Task statement: The lines from the top of the material below through the line containing "plt.rcParams['font.family'] = ['Liberation" are to be printed exactly, with pictures omitted.
——————————
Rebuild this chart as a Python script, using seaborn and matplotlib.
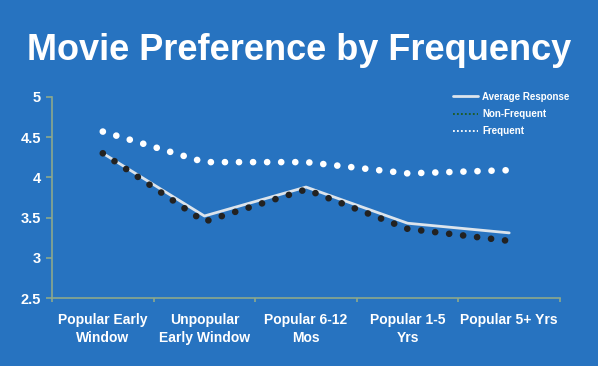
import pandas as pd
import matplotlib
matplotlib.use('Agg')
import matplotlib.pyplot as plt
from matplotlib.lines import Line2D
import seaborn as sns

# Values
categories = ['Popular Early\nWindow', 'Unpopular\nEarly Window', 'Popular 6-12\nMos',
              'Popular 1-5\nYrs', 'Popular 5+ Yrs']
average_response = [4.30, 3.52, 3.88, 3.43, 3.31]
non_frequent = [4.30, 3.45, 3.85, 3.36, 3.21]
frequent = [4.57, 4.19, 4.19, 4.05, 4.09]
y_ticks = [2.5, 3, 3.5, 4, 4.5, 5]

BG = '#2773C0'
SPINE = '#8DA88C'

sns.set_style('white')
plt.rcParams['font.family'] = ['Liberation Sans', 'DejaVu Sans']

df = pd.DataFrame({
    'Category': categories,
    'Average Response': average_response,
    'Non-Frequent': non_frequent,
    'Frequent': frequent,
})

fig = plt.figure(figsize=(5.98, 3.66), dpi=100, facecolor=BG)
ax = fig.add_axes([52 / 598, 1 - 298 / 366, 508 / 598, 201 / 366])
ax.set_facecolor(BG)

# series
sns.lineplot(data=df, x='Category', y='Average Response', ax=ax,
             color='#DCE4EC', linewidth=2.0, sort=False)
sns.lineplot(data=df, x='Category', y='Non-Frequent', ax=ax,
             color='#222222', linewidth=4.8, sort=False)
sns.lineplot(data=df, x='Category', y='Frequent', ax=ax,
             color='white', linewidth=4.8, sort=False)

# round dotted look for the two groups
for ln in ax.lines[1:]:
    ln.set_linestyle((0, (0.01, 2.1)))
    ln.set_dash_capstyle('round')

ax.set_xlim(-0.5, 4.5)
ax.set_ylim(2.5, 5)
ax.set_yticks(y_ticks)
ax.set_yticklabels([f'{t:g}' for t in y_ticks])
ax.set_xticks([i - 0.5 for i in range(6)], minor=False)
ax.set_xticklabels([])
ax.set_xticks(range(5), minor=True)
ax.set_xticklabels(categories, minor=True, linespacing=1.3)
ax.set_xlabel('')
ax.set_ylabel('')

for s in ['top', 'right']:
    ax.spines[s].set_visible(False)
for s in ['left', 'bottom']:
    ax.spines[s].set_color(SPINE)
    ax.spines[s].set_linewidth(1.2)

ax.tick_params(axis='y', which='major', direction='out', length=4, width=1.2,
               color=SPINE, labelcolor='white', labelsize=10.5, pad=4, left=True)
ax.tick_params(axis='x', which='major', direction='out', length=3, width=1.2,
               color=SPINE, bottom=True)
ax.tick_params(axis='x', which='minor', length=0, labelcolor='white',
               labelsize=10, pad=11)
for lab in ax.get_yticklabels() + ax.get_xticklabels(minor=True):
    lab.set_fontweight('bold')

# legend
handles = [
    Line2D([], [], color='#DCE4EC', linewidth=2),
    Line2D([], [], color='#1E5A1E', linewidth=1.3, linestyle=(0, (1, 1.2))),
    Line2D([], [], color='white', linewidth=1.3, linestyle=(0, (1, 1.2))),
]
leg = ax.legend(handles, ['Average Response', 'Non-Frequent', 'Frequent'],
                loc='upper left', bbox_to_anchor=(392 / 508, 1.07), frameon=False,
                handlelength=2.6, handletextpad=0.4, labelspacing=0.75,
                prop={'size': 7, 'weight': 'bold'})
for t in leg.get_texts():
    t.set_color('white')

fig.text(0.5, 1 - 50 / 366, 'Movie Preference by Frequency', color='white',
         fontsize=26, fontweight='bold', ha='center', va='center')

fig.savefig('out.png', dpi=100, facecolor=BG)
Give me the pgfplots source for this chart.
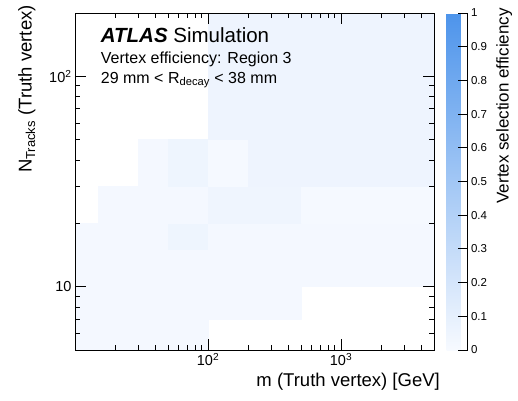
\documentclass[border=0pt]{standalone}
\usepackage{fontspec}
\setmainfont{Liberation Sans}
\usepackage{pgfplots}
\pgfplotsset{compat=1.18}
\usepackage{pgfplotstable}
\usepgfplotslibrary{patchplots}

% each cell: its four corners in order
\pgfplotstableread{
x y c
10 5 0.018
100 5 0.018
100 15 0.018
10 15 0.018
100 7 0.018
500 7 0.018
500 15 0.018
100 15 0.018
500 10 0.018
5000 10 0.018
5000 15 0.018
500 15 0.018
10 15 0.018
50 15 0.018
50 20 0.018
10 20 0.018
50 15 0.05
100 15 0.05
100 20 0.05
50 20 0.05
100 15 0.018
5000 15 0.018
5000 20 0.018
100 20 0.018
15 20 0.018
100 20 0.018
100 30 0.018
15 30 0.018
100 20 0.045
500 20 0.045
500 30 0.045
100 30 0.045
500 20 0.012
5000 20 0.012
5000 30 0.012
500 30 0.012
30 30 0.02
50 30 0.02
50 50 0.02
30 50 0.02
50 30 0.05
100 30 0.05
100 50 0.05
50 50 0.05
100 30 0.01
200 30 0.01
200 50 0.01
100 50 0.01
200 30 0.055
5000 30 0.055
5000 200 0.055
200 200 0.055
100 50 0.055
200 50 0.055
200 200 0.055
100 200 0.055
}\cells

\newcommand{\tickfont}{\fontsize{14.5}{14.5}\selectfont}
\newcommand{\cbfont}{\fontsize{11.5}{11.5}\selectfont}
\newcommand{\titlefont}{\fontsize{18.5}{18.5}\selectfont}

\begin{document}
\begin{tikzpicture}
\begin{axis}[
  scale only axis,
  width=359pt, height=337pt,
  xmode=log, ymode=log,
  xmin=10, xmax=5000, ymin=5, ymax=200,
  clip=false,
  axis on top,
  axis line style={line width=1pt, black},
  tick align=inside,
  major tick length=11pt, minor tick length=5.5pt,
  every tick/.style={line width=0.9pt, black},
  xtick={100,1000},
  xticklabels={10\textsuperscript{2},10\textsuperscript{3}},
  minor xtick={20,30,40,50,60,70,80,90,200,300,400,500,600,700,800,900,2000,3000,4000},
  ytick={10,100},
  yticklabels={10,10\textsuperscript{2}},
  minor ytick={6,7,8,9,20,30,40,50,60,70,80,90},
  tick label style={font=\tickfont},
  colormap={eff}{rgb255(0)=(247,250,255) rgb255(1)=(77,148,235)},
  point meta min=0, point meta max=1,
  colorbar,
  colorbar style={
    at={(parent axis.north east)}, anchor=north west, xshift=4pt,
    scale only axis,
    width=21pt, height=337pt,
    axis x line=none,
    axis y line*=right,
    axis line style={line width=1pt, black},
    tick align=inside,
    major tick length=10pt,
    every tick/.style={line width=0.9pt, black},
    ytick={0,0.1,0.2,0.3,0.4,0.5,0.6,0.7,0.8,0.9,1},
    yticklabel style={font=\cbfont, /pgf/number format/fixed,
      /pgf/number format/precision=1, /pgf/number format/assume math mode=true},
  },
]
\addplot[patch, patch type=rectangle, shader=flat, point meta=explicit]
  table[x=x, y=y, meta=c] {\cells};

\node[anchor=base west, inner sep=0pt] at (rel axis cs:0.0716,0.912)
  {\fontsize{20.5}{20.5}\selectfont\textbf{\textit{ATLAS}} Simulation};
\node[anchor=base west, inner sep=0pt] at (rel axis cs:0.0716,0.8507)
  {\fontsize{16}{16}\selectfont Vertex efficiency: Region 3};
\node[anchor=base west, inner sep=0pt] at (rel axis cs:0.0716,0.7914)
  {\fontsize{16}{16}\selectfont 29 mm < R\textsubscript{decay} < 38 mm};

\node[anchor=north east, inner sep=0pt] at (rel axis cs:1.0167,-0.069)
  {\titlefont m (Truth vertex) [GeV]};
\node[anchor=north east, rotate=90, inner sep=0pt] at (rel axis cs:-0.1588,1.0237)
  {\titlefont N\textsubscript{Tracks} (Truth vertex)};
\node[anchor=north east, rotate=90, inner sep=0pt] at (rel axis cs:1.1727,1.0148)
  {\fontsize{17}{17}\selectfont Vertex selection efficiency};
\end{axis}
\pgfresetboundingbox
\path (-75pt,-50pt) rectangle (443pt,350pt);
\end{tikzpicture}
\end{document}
——————————
Response:
Rebuild this chart as a Python script, using seaborn and matplotlib.
import pandas as pd
import matplotlib
matplotlib.use('Agg')
import matplotlib.pyplot as plt
from matplotlib.lines import Line2D
import seaborn as sns

# Values
categories = ['Popular Early\nWindow', 'Unpopular\nEarly Window', 'Popular 6-12\nMos',
              'Popular 1-5\nYrs', 'Popular 5+ Yrs']
average_response = [4.30, 3.52, 3.88, 3.43, 3.31]
non_frequent = [4.30, 3.45, 3.85, 3.36, 3.21]
frequent = [4.57, 4.19, 4.19, 4.05, 4.09]
y_ticks = [2.5, 3, 3.5, 4, 4.5, 5]

BG = '#2773C0'
SPINE = '#8DA88C'

sns.set_style('white')
plt.rcParams['font.family'] = ['Liberation Sans', 'DejaVu Sans']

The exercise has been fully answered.